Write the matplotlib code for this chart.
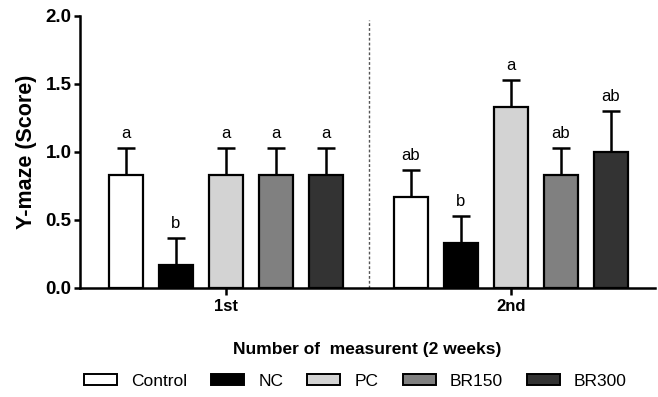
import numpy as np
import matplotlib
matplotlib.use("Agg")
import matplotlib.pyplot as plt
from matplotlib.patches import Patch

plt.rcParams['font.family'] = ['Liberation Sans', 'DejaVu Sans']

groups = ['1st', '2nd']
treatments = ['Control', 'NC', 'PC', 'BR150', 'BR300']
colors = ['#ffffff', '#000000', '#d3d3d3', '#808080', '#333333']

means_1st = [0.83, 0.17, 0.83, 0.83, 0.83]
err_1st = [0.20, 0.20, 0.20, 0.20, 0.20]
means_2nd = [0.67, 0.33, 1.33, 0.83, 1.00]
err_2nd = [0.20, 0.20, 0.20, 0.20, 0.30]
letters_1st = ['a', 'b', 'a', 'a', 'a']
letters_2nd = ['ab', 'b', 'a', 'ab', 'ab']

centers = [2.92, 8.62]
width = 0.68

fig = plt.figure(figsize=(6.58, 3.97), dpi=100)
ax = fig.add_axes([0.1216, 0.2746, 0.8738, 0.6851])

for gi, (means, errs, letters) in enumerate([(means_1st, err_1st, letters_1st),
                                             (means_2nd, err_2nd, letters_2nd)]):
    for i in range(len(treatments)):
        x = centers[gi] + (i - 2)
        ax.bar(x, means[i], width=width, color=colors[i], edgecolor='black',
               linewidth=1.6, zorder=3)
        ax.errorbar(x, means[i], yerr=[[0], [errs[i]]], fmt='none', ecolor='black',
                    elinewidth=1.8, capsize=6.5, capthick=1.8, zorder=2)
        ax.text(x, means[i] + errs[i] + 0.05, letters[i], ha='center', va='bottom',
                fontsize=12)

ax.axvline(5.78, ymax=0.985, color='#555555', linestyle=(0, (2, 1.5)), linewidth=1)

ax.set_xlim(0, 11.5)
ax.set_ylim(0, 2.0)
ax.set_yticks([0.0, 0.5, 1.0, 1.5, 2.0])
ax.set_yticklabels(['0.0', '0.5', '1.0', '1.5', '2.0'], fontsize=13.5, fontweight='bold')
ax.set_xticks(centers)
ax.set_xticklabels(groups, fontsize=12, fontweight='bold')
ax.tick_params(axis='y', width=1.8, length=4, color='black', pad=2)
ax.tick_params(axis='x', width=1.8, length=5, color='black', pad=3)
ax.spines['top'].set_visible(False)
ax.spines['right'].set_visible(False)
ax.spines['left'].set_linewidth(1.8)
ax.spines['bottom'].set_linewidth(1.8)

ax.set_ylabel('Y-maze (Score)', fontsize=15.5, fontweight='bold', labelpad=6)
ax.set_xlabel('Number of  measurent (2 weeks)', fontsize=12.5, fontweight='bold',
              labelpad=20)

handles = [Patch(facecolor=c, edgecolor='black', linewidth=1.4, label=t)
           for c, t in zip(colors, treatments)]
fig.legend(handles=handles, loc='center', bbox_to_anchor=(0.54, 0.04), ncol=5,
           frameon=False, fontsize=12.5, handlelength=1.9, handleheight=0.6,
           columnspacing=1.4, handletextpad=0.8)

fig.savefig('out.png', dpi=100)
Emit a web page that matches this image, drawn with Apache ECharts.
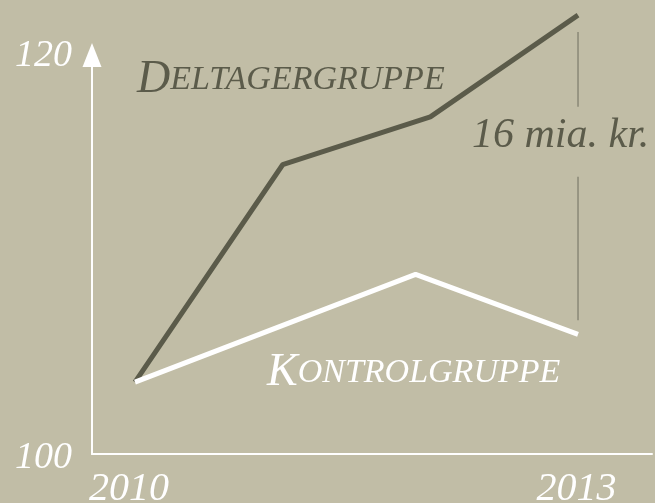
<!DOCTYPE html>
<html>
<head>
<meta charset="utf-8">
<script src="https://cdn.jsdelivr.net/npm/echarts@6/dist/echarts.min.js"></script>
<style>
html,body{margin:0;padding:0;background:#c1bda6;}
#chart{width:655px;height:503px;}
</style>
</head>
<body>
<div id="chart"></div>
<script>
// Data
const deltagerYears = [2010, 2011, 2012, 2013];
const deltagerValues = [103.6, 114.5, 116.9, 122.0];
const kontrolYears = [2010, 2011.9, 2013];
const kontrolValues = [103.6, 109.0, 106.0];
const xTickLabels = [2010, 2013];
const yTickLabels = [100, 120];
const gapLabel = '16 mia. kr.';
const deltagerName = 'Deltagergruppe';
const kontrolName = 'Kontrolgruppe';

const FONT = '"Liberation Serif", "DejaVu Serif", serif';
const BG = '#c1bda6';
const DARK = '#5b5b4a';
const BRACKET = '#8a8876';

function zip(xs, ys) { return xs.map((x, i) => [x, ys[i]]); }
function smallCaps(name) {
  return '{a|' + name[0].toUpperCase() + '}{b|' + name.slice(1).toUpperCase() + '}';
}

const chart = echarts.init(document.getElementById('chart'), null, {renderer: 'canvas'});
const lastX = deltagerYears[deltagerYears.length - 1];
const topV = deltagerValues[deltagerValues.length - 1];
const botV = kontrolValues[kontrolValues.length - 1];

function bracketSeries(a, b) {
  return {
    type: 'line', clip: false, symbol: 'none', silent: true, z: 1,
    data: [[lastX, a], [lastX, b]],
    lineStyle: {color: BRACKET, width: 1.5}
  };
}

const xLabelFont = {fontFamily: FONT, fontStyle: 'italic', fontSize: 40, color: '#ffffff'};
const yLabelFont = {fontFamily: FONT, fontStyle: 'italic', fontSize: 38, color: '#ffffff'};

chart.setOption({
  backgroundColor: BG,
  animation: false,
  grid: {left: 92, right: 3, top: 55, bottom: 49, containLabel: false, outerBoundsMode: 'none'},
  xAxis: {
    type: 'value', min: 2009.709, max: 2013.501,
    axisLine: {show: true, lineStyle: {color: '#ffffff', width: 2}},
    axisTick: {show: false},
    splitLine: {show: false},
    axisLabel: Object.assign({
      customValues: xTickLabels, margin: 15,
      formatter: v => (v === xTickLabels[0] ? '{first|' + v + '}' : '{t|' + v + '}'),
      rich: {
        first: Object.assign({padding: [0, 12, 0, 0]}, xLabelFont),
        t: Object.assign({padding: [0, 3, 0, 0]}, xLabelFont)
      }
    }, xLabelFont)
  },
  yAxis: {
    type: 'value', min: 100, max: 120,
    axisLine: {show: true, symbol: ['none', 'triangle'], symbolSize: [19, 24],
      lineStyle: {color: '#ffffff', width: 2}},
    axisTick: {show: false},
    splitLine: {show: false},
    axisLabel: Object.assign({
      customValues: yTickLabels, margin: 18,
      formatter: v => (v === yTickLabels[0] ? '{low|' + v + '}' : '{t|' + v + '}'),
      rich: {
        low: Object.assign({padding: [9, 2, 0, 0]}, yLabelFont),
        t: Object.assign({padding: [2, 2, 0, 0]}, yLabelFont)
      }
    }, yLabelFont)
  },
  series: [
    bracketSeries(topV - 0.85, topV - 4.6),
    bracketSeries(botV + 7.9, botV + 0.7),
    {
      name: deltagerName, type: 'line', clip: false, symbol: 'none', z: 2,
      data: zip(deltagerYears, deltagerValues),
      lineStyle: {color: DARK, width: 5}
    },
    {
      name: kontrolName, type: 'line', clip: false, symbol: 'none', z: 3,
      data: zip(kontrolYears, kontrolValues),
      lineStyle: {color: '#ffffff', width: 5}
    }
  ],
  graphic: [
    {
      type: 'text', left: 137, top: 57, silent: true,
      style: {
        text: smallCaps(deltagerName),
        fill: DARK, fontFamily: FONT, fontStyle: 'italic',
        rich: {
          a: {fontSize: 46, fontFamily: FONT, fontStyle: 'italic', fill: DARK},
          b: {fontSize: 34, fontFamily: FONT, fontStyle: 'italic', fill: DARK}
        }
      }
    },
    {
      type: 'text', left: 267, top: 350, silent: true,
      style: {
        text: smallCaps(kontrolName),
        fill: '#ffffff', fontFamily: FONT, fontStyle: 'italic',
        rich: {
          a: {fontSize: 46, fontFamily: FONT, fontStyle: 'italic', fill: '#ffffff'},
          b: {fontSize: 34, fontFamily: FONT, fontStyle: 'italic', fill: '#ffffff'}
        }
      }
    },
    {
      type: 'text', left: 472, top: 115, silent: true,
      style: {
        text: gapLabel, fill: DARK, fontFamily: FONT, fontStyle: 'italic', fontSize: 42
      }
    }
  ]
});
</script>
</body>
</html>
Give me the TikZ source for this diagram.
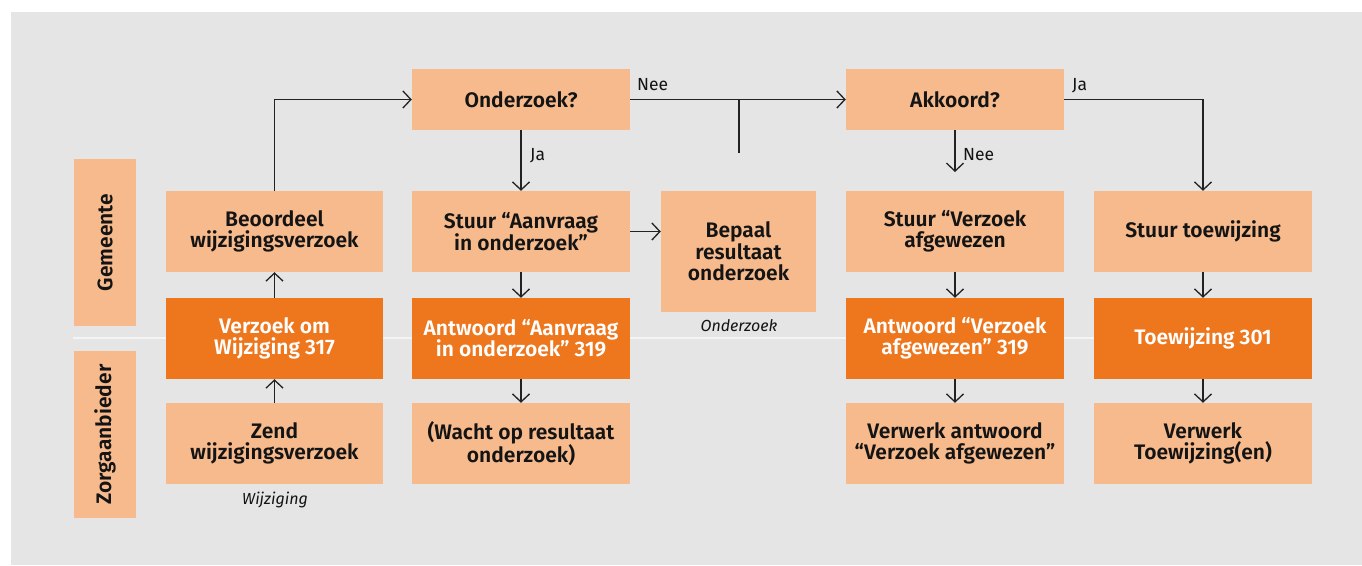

____________________

* **GIVEN PROBLEM**
Repeat only what runs from the first line of the records above to the line with "colors = ['#ffffff', '#000000', '#d3d3d3', '#808080', '#333333']", both included, word for word, minus the pictures.

* **WRITTEN SOLUTION**
Write the matplotlib code for this chart.
import numpy as np
import matplotlib
matplotlib.use("Agg")
import matplotlib.pyplot as plt
from matplotlib.patches import Patch

plt.rcParams['font.family'] = ['Liberation Sans', 'DejaVu Sans']

groups = ['1st', '2nd']
treatments = ['Control', 'NC', 'PC', 'BR150', 'BR300']
colors = ['#ffffff', '#000000', '#d3d3d3', '#808080', '#333333']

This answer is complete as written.